There’ve been other times too, when I felt I was in danger. Once I was knocked off my bike by a man on a motorcycle while I was stopped at a traffic light. Another man in a pickup truck cursed at me for riding on the road. These instances shouldn’t happen to me or to anyone, male or female. We are supposed to be safe in America.

I love to ride my bike. I love to ride my bike alone, but I almost never do now. It’s just too hard to feel safe.

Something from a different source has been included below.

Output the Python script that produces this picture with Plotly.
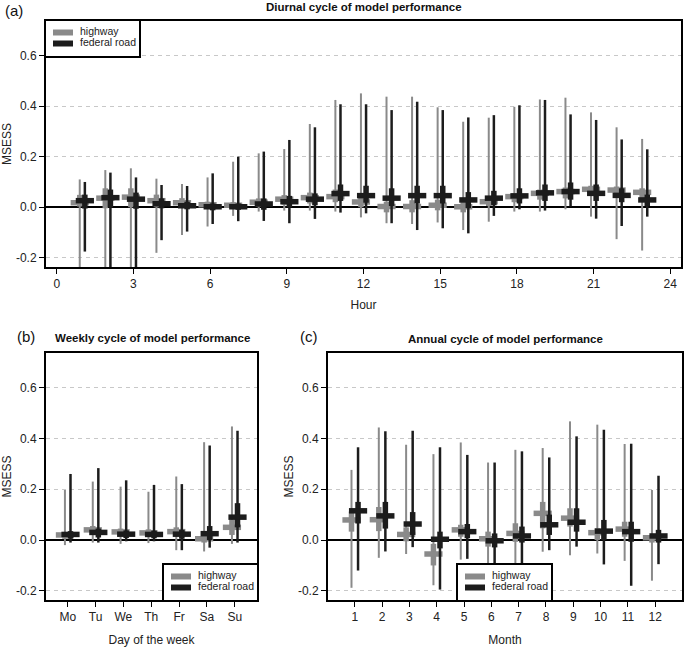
import plotly.graph_objects as go

# ---------------- data ----------------
# (a) diurnal cycle, hours 1..23
hours = list(range(1, 24))
hw_hour_med = [0.018, 0.036, 0.040, 0.026, 0.018, 0.010, 0.008, 0.020, 0.032, 0.038, 0.042, 0.021,
               0.003, 0.003, 0.008, 0.002, 0.022, 0.042, 0.055, 0.062, 0.071, 0.068, 0.059]
hw_hour_q1 = [0.003, -0.004, 0.000, 0.000, 0.000, -0.003, -0.005, 0.002, 0.010, 0.015, 0.020, 0.000,
              -0.020, -0.020, -0.012, -0.020, 0.005, 0.020, 0.030, 0.035, 0.050, 0.045, 0.035]
hw_hour_q3 = [0.049, 0.075, 0.075, 0.050, 0.036, 0.022, 0.020, 0.035, 0.048, 0.058, 0.070, 0.038,
              0.022, 0.028, 0.030, 0.022, 0.035, 0.055, 0.070, 0.078, 0.085, 0.082, 0.075]
hw_hour_lo = [-0.30, -0.30, -0.30, -0.180, -0.110, -0.076, -0.034, -0.017, -0.013, -0.013, -0.017, -0.040,
              -0.063, -0.066, -0.060, -0.090, -0.057, -0.017, -0.017, -0.008, -0.037, -0.126, -0.171]
hw_hour_hi = [0.110, 0.147, 0.154, 0.113, 0.092, 0.118, 0.180, 0.213, 0.230, 0.329, 0.424, 0.450,
              0.437, 0.437, 0.395, 0.338, 0.354, 0.397, 0.426, 0.433, 0.375, 0.316, 0.270]

fr_hour_med = [0.026, 0.038, 0.032, 0.014, 0.006, 0.002, 0.002, 0.013, 0.022, 0.032, 0.054, 0.046,
               0.036, 0.046, 0.046, 0.029, 0.036, 0.045, 0.057, 0.062, 0.055, 0.047, 0.029]
fr_hour_q1 = [-0.005, 0.000, -0.006, -0.004, -0.008, -0.012, -0.010, -0.010, 0.000, 0.008, 0.025, 0.018,
              0.005, 0.015, 0.015, -0.003, 0.008, 0.015, 0.025, 0.030, 0.025, 0.020, 0.005]
fr_hour_q3 = [0.050, 0.070, 0.058, 0.035, 0.022, 0.015, 0.015, 0.035, 0.045, 0.055, 0.090, 0.085,
              0.075, 0.085, 0.085, 0.060, 0.065, 0.075, 0.090, 0.098, 0.090, 0.075, 0.050]
fr_hour_lo = [-0.175, -0.30, -0.30, -0.130, -0.096, -0.066, -0.055, -0.054, -0.063, -0.046, -0.021, -0.024,
              -0.063, -0.090, -0.083, -0.103, -0.034, -0.008, -0.013, 0.003, -0.045, -0.074, -0.037]
fr_hour_hi = [0.100, 0.137, 0.118, 0.088, 0.084, 0.134, 0.200, 0.220, 0.266, 0.316, 0.407, 0.407,
              0.384, 0.417, 0.384, 0.355, 0.364, 0.403, 0.424, 0.367, 0.345, 0.268, 0.229]

# (b) weekly cycle
days = [1, 2, 3, 4, 5, 6, 7]
day_labels = ["Mo", "Tu", "We", "Th", "Fr", "Sa", "Su"]
hw_day_med = [0.020, 0.040, 0.032, 0.028, 0.033, 0.005, 0.050]
hw_day_q1 = [0.005, 0.020, 0.015, 0.012, 0.015, -0.010, 0.020]
hw_day_q3 = [0.030, 0.055, 0.045, 0.042, 0.050, 0.020, 0.080]
hw_day_lo = [-0.020, -0.010, -0.015, -0.012, -0.040, -0.045, -0.015]
hw_day_hi = [0.197, 0.230, 0.210, 0.190, 0.250, 0.385, 0.447]

fr_day_med = [0.022, 0.030, 0.023, 0.022, 0.023, 0.025, 0.090]
fr_day_q1 = [0.005, 0.010, 0.008, 0.007, 0.005, 0.000, 0.050]
fr_day_q3 = [0.035, 0.045, 0.038, 0.037, 0.040, 0.055, 0.145]
fr_day_lo = [-0.010, -0.010, -0.005, -0.005, -0.040, -0.030, -0.010]
fr_day_hi = [0.260, 0.283, 0.235, 0.217, 0.220, 0.372, 0.430]

# (c) annual cycle
months = list(range(1, 13))
month_labels = [str(m) for m in months]
hw_mon_med = [0.079, 0.080, 0.022, -0.055, 0.040, 0.005, 0.026, 0.105, 0.086, 0.029, 0.043, 0.009]
hw_mon_q1 = [0.033, 0.035, -0.005, -0.100, 0.013, -0.026, -0.007, 0.046, 0.053, 0.000, 0.013, -0.010]
hw_mon_q3 = [0.112, 0.130, 0.050, -0.015, 0.060, 0.033, 0.066, 0.150, 0.125, 0.046, 0.072, 0.020]
hw_mon_lo = [-0.188, -0.070, -0.055, -0.178, -0.077, -0.200, -0.170, -0.046, -0.060, -0.053, -0.082, -0.160]
hw_mon_hi = [0.276, 0.443, 0.375, 0.338, 0.384, 0.305, 0.355, 0.362, 0.467, 0.454, 0.378, 0.197]

fr_mon_med = [0.115, 0.095, 0.063, 0.003, 0.033, -0.003, 0.016, 0.060, 0.070, 0.035, 0.033, 0.016]
fr_mon_q1 = [0.065, 0.045, 0.020, -0.033, 0.007, -0.029, -0.010, 0.020, 0.033, 0.000, -0.007, -0.010]
fr_mon_q3 = [0.150, 0.150, 0.110, 0.033, 0.063, 0.026, 0.053, 0.100, 0.125, 0.079, 0.072, 0.040]
fr_mon_lo = [-0.120, -0.045, -0.028, -0.195, -0.074, -0.260, -0.150, -0.040, -0.026, -0.096, -0.180, -0.095]
fr_mon_hi = [0.365, 0.428, 0.430, 0.365, 0.335, 0.305, 0.349, 0.325, 0.408, 0.434, 0.379, 0.253]

series_names = ["highway", "federal road"]
ytick_vals = [-0.2, 0.0, 0.2, 0.4, 0.6]
ytick_text = ["-0.2", "0.0", "0.2", "0.4", "0.6"]
hour_ticks = [0, 3, 6, 9, 12, 15, 18, 21, 24]

# ---------------- style / layout helpers ----------------
GRAY = "#8a8a8a"
BLACK = "#1c1c1c"
FONT = "Liberation Sans, Arial, Helvetica, sans-serif"
W, H = 685, 647


def px(v):
    return v / W


def py(v):
    return 1 - v / H


fig = go.Figure()


def segs(xs, lo, hi):
    X, Y = [], []
    for x, a, b in zip(xs, lo, hi):
        X += [x, x, None]
        Y += [a, b, None]
    return X, Y


def add_series(xs, med, q1, q3, lo, hi, off, color, thin, xa, ya):
    xo = [x + off for x in xs]
    X, Y = segs(xo, lo, hi)
    fig.add_trace(go.Scatter(x=X, y=Y, mode="lines", line=dict(color=color, width=thin),
                             xaxis=xa, yaxis=ya, hoverinfo="skip"))
    X, Y = segs(xo, q1, q3)
    fig.add_trace(go.Scatter(x=X, y=Y, mode="lines", line=dict(color=color, width=5.5),
                             xaxis=xa, yaxis=ya, hoverinfo="skip"))
    fig.add_trace(go.Scatter(x=xo, y=med, mode="markers",
                             marker=dict(symbol="line-ew", size=13,
                                         line=dict(color=color, width=5.5)),
                             xaxis=xa, yaxis=ya, hoverinfo="skip"))


add_series(hours, hw_hour_med, hw_hour_q1, hw_hour_q3, hw_hour_lo, hw_hour_hi, -0.1, GRAY, 2, "x", "y")
add_series(hours, fr_hour_med, fr_hour_q1, fr_hour_q3, fr_hour_lo, fr_hour_hi, 0.1, BLACK, 2.5, "x", "y")
add_series(days, hw_day_med, hw_day_q1, hw_day_q3, hw_day_lo, hw_day_hi, -0.1, GRAY, 2, "x2", "y2")
add_series(days, fr_day_med, fr_day_q1, fr_day_q3, fr_day_lo, fr_day_hi, 0.1, BLACK, 2.5, "x2", "y2")
add_series(months, hw_mon_med, hw_mon_q1, hw_mon_q3, hw_mon_lo, hw_mon_hi, -0.12, GRAY, 2, "x3", "y3")
add_series(months, fr_mon_med, fr_mon_q1, fr_mon_q3, fr_mon_lo, fr_mon_hi, 0.12, BLACK, 2.5, "x3", "y3")

# legend boxes drawn as small inset subplots (box in pixel units, y downward)
LEG_W, LEG_H = 93, 35
leg_rows = [11.5, 22.5]
leg_colors = [GRAY, BLACK]


def add_legend(xa, ya):
    for name, col, yy in zip(series_names, leg_colors, leg_rows):
        fig.add_trace(go.Scatter(x=[7, 27], y=[yy, yy], mode="lines",
                                 line=dict(color=col, width=6),
                                 xaxis=xa, yaxis=ya, hoverinfo="skip"))
        fig.add_trace(go.Scatter(x=[34], y=[yy], mode="text", text=[name],
                                 textposition="middle right",
                                 textfont=dict(family=FONT, size=10.5, color="#222"),
                                 xaxis=xa, yaxis=ya, hoverinfo="skip", cliponaxis=False))


add_legend("x4", "y4")
add_legend("x5", "y5")
add_legend("x6", "y6")

tickfont = dict(family=FONT, size=12, color="#222")
titlefont = dict(family=FONT, size=12, color="#222")

common_x = dict(showline=True, mirror=True, linecolor="black", linewidth=2,
                ticks="outside", ticklen=5, tickwidth=1.2, tickcolor="black",
                showgrid=False, zeroline=False, tickfont=tickfont)
common_y = dict(showline=True, mirror=True, linecolor="black", linewidth=2,
                ticks="outside", ticklen=5, tickwidth=1.2, tickcolor="black",
                range=[-0.236, 0.736], tickvals=ytick_vals, ticktext=ytick_text,
                showgrid=True, gridcolor="#c8c8c8", gridwidth=1.2, griddash="4px,4px",
                zeroline=True, zerolinecolor="black", zerolinewidth=1.5,
                tickfont=tickfont)
leg_x = dict(showline=True, mirror=True, linecolor="black", linewidth=2, ticks="",
             showticklabels=False, showgrid=False, zeroline=False, range=[0, LEG_W],
             fixedrange=True)
leg_y = dict(showline=True, mirror=True, linecolor="black", linewidth=2, ticks="",
             showticklabels=False, showgrid=False, zeroline=False, range=[LEG_H, 0],
             fixedrange=True)

fig.update_layout(
    width=W, height=H,
    margin=dict(l=0, r=0, t=0, b=0),
    paper_bgcolor="white", plot_bgcolor="white",
    showlegend=False,
    font=dict(family=FONT, color="#222"),
    xaxis=dict(common_x, domain=[px(46), px(681)], range=[-0.42, 24.42],
               tickvals=hour_ticks, anchor="y",
               title=dict(text="Hour", font=titlefont, standoff=10)),
    yaxis=dict(common_y, domain=[py(267), py(21)], anchor="x",
               title=dict(text="MSESS", font=titlefont, standoff=2)),
    xaxis2=dict(common_x, domain=[px(46), px(257)], range=[0.22, 7.8],
                tickvals=days, ticktext=day_labels, anchor="y2",
                title=dict(text="Day of the week", font=titlefont, standoff=13)),
    yaxis2=dict(common_y, domain=[py(600), py(353)], anchor="x2",
                title=dict(text="MSESS", font=titlefont, standoff=2)),
    xaxis3=dict(common_x, domain=[px(328), px(682)], range=[0.02, 12.98],
                tickvals=months, ticktext=month_labels, anchor="y3",
                title=dict(text="Month", font=titlefont, standoff=13)),
    yaxis3=dict(common_y, domain=[py(600), py(353)], anchor="x3",
                title=dict(text="MSESS", font=titlefont, standoff=2)),
    xaxis4=dict(leg_x, domain=[px(46), px(46 + LEG_W)], anchor="y4"),
    yaxis4=dict(leg_y, domain=[py(21 + LEG_H), py(21)], anchor="x4"),
    xaxis5=dict(leg_x, domain=[px(257 - LEG_W), px(257)], anchor="y5"),
    yaxis5=dict(leg_y, domain=[py(600), py(600 - LEG_H)], anchor="x5"),
    xaxis6=dict(leg_x, domain=[px(458), px(458 + LEG_W)], anchor="y6"),
    yaxis6=dict(leg_y, domain=[py(600), py(600 - LEG_H)], anchor="x6"),
)

annots = [
    dict(text="<b>Diurnal cycle of model performance</b>", x=px(363.5), y=py(7), size=11.5),
    dict(text="<b>Weekly cycle of model performance</b>", x=px(152), y=py(338), size=11.5),
    dict(text="<b>Annual cycle of model performance</b>", x=px(505), y=py(339), size=11.5),
    dict(text="(a)", x=px(14), y=py(10), size=15),
    dict(text="(b)", x=px(26), y=py(337), size=15),
    dict(text="(c)", x=px(309), y=py(337), size=15),
]
for a in annots:
    fig.add_annotation(text=a["text"], x=a["x"], y=a["y"], xref="paper", yref="paper",
                       xanchor="center", yanchor="middle", showarrow=False,
                       font=dict(family=FONT, size=a["size"], color="#111"))

# the page's default 8px body margin would shift the figure; remove it
fig.write_html("out.html", config={"displayModeBar": False},
               post_script="document.body.style.margin='0px';")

And I think that’s what the whole man versus bear dialogue is about. It isn’t that all men are bad; it’s more that there are enough men who aren’t good that women don’t feel safe. Sure, ‘most’ of the men I encountered on my trail ride were okay and even helpful, but it only takes one to ruin a good thing.

Man or Bear?

I’ve seen this discussion over and over again, from TikTok, to Instagram, to Facebook. Content Creators love to jump on the bandwagon with any type of storyline that creates engagement (can you blame them?). Some people are already getting tired of the question: Would you rather be in the woods alone with a man or a bear? I find it fascinating that overwhelmingly, women choose the bear. While some women in the minority, would much rather choose a man, most would rather take their chances with a bear.

Please understand that I am NOT into manhating. I feel honored to know some really awesome men (their names have been withheld for privacy, of course!) who I would feel quite safe with in the woods. But I absolutely value the conversations we are having across the interwebs about how many women feel unsafe just going about their daily lives.

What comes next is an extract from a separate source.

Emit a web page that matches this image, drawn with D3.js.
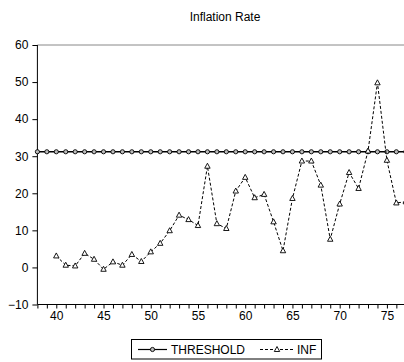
<!DOCTYPE html>
<html>
<head>
<meta charset="utf-8">
<script src="https://cdn.jsdelivr.net/npm/d3@7"></script>
<style>
  html, body { margin: 0; padding: 0; background: #fff; }
  svg { display: block; font-family: "Liberation Sans", Arial, sans-serif; }
</style>
</head>
<body>
<svg id="chart" width="404" height="362"></svg>
<script>
// Years covered by the series
const years = d3.range(38, 78);
// Estimated threshold level (constant over the sample)
const thresholdValue = 31.2;
const thresholdValues = years.map(() => thresholdValue);
// Inflation rate observations, 1940-1977
const infYears = d3.range(40, 78);
const infValues = [
  3.1, 0.6, 0.4, 3.8, 2.2, -0.5, 1.5, 0.6, 3.5, 1.6,
  4.2, 6.5, 9.9, 14.1, 12.9, 11.3, 27.3, 11.8, 10.5, 20.6,
  24.3, 18.8, 19.7, 12.3, 4.5, 18.6, 28.7, 28.7, 22.2, 7.6,
  17.1, 25.6, 21.3, 31.4, 49.8, 28.9, 17.4, 17.7
];
const yTicks = [-10, 0, 10, 20, 30, 40, 50, 60];
const xLabelTicks = [40, 45, 50, 55, 60, 65, 70, 75];
const seriesNames = ["THRESHOLD", "INF"];

const svg = d3.select("#chart");

const x = d3.scaleLinear().domain([38, 77]).range([37.4, 405.8]);
const y = d3.scaleLinear().domain([-10, 60]).range([304.5, 45]);

// Title
svg.append("text")
  .attr("x", 225).attr("y", 21)
  .attr("text-anchor", "middle")
  .attr("font-size", 12)
  .attr("fill", "#000")
  .text("Inflation Rate");

// Frame: top and right edges in grey
svg.append("path")
  .attr("d", `M${x.range()[0]},${y(60)}H${x.range()[1]}V${y(-10)}`)
  .attr("fill", "none")
  .attr("stroke", "#888")
  .attr("stroke-width", 1);

// Y axis
const yAxis = d3.axisLeft(y).tickValues(yTicks).tickSize(5).tickPadding(4).tickFormat(d3.format("d"));
const gy = svg.append("g").attr("transform", `translate(${x.range()[0]},0)`).call(yAxis);
gy.select(".domain").attr("d", `M0,${y(60)}V${y(-10)}`).attr("stroke", "#000");
gy.selectAll("text").attr("font-size", 12).attr("font-family", "Liberation Sans, Arial, sans-serif").attr("fill", "#000");
gy.selectAll("line").attr("stroke", "#000");

// X axis: a tick for every year, labels every five years
const xAxis = d3.axisBottom(x).tickValues(years).tickSize(4).tickPadding(3)
  .tickFormat(d => xLabelTicks.includes(d) ? String(d) : "");
const gx = svg.append("g").attr("transform", `translate(0,${y(-10)})`).call(xAxis);
gx.select(".domain").attr("d", `M${x.range()[0]},0H${x.range()[1]}`).attr("stroke", "#000");
gx.selectAll("text").attr("font-size", 12).attr("font-family", "Liberation Sans, Arial, sans-serif").attr("fill", "#000");
gx.selectAll("line").attr("stroke", "#000");

// Threshold line with circle markers
const thrData = years.map((yr, i) => ({ yr, v: thresholdValues[i] }));
svg.append("path")
  .datum(thrData)
  .attr("fill", "none")
  .attr("stroke", "#000")
  .attr("stroke-width", 1.6)
  .attr("d", d3.line().x(d => x(d.yr)).y(d => y(d.v)));
svg.append("g").selectAll("circle")
  .data(thrData).join("circle")
  .attr("cx", d => x(d.yr)).attr("cy", d => y(d.v))
  .attr("r", 2.1)
  .attr("fill", "#bbb")
  .attr("stroke", "#000")
  .attr("stroke-width", 0.9);

// Inflation line, dashed, with triangle markers
const infData = infYears.map((yr, i) => ({ yr, v: infValues[i] }));
svg.append("path")
  .datum(infData)
  .attr("fill", "none")
  .attr("stroke", "#000")
  .attr("stroke-width", 1)
  .attr("stroke-dasharray", "3,2")
  .attr("d", d3.line().x(d => x(d.yr)).y(d => y(d.v)));
const tri = "M0,-3L2.7,2L-2.7,2Z";
svg.append("g").selectAll("path")
  .data(infData).join("path")
  .attr("transform", d => `translate(${x(d.yr)},${y(d.v)})`)
  .attr("d", tri)
  .attr("fill", "#fff")
  .attr("stroke", "#000")
  .attr("stroke-width", 0.9);

// Legend
const lg = svg.append("g");
lg.append("rect")
  .attr("x", 131.5).attr("y", 339.5).attr("width", 190).attr("height", 19.5)
  .attr("fill", "#fff").attr("stroke", "#000").attr("stroke-width", 1);
// THRESHOLD entry
lg.append("line").attr("x1", 138).attr("x2", 167).attr("y1", 349.5).attr("y2", 349.5)
  .attr("stroke", "#000").attr("stroke-width", 1.2);
lg.append("circle").attr("cx", 152.5).attr("cy", 349.5).attr("r", 2.1)
  .attr("fill", "#bbb").attr("stroke", "#000").attr("stroke-width", 0.9);
lg.append("text").attr("x", 171).attr("y", 353.7).attr("font-size", 12).attr("fill", "#000").text(seriesNames[0]);
// INF entry
lg.append("line").attr("x1", 260).attr("x2", 294).attr("y1", 349.5).attr("y2", 349.5)
  .attr("stroke", "#000").attr("stroke-width", 1).attr("stroke-dasharray", "3,2");
lg.append("path").attr("transform", "translate(277,349.5)").attr("d", tri)
  .attr("fill", "#fff").attr("stroke", "#000").attr("stroke-width", 0.9);
lg.append("text").attr("x", 297).attr("y", 353.7).attr("font-size", 12).attr("fill", "#000").text(seriesNames[1]);
</script>
</body>
</html>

I have to admit, I’ve never been chased by a bear on a bike (knock on wood and throw salt over my left shoulder I don’t). But I have been chased by a man on a bike. I’ve been bullied by men who can’t stand that a woman might be a faster cyclist. Oh, I’ve encountered women cyclists who were less than friendly and a few have been positively unkind, but never has a female cyclist made me feel unsafe. Only men have done that.

And that’s why we still need to have the conversation about men and bears in the woods. Women, we need to speak up when we feel unsafe. Not just look for a safer person, like I did, but make our fears known. We won’t get safer if we just let it go. I know its hard to speak up when we’re told we shouldn’t be going places alone or we shouldn’t ride or run alone at certain times of day.

But I also think we can carry this conversation forward without hating on all men, but celebrating the good ones as we go. By being a safe person for others, whether it is physically or emotionally safe.

And yes, we need to keep asking if you would rather encounter a man or a bear when you are alone in the woods. And I think we need to keep asking until we can all answer ‘man’ without hesitation or coercion. But I think we should ask some other questions, too…

Whether we are male or female, in the woods or on a bike, which person will we be to others? In any situation, not just in the woods:

Will we be the one that is the aggressor, getting angry and creating fear just because we can?

Will we be the man that stands by and watches, maybe provides a little safety, but doesn’t do anything?

Or will we be the one who offers assistance in the safest way possible?